What is asked: A verbatim copy is needed of the lines from the one containing "Convert this chart to Altair code." down to the one containing "import pandas as pd", inclusive. Print it with no pictures.

#####

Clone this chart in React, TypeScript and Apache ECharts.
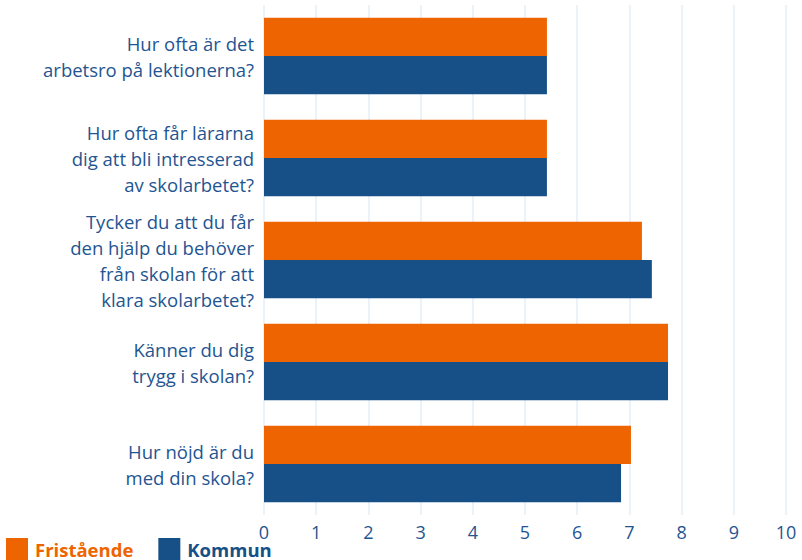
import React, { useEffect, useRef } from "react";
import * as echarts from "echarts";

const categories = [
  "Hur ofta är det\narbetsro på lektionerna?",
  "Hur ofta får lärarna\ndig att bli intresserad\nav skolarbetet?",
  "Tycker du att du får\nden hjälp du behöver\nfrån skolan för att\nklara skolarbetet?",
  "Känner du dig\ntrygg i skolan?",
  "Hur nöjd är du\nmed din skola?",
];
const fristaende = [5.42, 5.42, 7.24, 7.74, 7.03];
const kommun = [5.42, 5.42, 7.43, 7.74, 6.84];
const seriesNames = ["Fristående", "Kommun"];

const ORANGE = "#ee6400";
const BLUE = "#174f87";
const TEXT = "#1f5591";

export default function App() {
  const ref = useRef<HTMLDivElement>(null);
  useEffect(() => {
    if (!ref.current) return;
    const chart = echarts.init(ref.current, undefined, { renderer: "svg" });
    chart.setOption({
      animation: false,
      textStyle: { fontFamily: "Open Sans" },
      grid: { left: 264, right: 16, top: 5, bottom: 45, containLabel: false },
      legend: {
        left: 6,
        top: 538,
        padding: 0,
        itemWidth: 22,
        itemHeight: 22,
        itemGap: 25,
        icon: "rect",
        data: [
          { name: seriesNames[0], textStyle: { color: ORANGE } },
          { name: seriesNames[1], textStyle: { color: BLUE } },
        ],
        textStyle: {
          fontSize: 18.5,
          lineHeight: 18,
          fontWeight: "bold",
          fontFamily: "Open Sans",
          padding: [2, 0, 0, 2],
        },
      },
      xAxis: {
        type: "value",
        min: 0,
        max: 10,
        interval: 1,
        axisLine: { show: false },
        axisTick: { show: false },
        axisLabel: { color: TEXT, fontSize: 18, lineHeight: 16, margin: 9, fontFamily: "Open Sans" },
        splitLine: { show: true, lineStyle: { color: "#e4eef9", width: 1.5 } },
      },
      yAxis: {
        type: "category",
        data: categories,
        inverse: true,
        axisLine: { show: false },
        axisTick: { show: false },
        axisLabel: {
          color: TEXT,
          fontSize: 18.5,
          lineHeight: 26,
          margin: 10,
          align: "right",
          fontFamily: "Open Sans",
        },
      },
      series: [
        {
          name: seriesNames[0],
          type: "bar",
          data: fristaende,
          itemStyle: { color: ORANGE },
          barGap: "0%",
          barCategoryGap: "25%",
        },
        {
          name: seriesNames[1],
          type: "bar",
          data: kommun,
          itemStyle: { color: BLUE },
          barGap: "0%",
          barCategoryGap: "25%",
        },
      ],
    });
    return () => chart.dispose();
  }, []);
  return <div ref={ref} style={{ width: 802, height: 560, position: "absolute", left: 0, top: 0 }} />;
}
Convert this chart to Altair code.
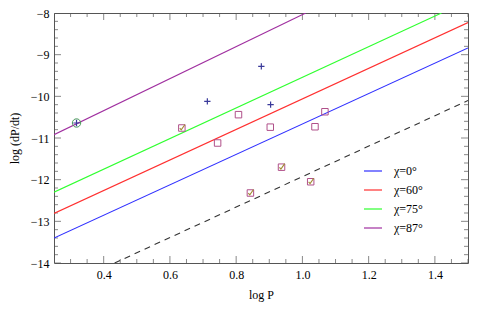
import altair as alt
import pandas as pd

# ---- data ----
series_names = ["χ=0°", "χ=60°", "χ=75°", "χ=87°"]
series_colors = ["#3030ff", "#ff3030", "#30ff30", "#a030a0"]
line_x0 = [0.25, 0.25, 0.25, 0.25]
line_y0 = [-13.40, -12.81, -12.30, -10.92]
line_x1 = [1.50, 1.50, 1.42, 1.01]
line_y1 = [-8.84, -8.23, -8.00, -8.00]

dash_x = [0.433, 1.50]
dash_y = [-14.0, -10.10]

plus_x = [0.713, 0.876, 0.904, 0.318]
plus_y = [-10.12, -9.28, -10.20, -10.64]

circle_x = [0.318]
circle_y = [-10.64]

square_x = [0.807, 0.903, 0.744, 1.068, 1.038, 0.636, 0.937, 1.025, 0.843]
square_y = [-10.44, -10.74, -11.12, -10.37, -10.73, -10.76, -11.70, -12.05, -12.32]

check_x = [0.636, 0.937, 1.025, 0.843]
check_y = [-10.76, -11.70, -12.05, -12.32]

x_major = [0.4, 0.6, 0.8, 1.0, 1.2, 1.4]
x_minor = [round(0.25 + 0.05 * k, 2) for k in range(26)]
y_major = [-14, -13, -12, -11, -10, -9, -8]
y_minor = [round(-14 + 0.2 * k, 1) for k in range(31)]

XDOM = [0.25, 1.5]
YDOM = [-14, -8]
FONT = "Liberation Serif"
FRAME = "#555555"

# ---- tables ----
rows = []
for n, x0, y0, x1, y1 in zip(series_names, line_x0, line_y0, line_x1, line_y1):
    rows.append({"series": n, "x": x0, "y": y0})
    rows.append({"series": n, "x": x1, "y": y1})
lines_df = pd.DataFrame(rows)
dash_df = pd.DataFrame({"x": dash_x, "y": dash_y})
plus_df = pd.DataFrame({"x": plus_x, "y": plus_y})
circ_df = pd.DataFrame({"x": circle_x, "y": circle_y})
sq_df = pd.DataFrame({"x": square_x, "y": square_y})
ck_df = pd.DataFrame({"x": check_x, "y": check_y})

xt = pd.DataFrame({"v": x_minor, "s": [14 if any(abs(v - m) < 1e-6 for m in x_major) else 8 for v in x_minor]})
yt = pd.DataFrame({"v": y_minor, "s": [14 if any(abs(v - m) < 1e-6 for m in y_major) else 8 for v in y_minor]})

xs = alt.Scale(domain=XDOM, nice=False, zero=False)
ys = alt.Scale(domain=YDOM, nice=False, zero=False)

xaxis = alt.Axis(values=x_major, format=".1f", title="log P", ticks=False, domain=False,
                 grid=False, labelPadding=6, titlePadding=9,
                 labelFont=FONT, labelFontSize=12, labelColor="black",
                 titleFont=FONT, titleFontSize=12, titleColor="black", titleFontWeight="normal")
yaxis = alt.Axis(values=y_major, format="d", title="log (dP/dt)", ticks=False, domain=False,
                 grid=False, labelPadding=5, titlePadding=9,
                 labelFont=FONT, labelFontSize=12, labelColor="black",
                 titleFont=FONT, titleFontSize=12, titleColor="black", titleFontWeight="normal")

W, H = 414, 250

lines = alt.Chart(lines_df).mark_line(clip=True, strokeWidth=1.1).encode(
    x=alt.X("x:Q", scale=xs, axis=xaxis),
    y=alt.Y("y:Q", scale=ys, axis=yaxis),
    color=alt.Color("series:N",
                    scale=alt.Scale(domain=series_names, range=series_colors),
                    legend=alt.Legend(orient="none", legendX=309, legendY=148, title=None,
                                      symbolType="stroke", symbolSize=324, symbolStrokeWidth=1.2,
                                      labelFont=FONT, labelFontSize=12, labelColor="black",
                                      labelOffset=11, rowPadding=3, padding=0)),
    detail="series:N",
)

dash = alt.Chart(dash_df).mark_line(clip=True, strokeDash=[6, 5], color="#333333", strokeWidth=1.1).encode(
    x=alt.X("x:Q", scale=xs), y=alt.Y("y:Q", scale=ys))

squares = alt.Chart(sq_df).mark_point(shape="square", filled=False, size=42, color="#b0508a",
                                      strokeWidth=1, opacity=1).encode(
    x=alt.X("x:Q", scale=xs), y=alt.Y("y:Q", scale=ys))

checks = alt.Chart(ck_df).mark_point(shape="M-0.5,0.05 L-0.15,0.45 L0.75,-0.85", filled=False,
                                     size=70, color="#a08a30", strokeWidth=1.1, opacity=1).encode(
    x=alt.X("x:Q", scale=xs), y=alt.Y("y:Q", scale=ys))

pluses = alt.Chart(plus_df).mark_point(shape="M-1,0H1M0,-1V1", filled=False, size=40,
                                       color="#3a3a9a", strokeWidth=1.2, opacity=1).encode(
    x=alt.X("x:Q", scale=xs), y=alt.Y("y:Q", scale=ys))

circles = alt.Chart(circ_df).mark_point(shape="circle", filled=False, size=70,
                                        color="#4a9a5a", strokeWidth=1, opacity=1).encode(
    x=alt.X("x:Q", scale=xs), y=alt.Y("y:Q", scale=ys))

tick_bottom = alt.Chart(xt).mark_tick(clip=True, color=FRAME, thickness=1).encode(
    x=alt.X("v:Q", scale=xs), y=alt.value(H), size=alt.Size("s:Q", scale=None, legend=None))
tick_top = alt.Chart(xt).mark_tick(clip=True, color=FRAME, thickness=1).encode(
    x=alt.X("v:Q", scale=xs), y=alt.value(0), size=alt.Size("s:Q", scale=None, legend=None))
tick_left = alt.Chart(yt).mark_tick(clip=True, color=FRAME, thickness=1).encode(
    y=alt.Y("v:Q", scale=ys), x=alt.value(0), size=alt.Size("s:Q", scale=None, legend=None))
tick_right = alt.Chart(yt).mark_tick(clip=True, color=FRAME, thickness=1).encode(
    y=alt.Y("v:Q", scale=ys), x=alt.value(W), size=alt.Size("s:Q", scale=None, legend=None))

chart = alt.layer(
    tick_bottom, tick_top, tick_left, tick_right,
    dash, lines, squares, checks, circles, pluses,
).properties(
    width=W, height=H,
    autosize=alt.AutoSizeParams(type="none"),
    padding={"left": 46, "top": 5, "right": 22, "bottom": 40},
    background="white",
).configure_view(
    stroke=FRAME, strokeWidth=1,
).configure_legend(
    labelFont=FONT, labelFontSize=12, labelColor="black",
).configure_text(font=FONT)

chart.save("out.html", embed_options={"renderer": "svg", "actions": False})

#####

Task response:
Convert this chart to Altair code.
import altair as alt
import pandas as pd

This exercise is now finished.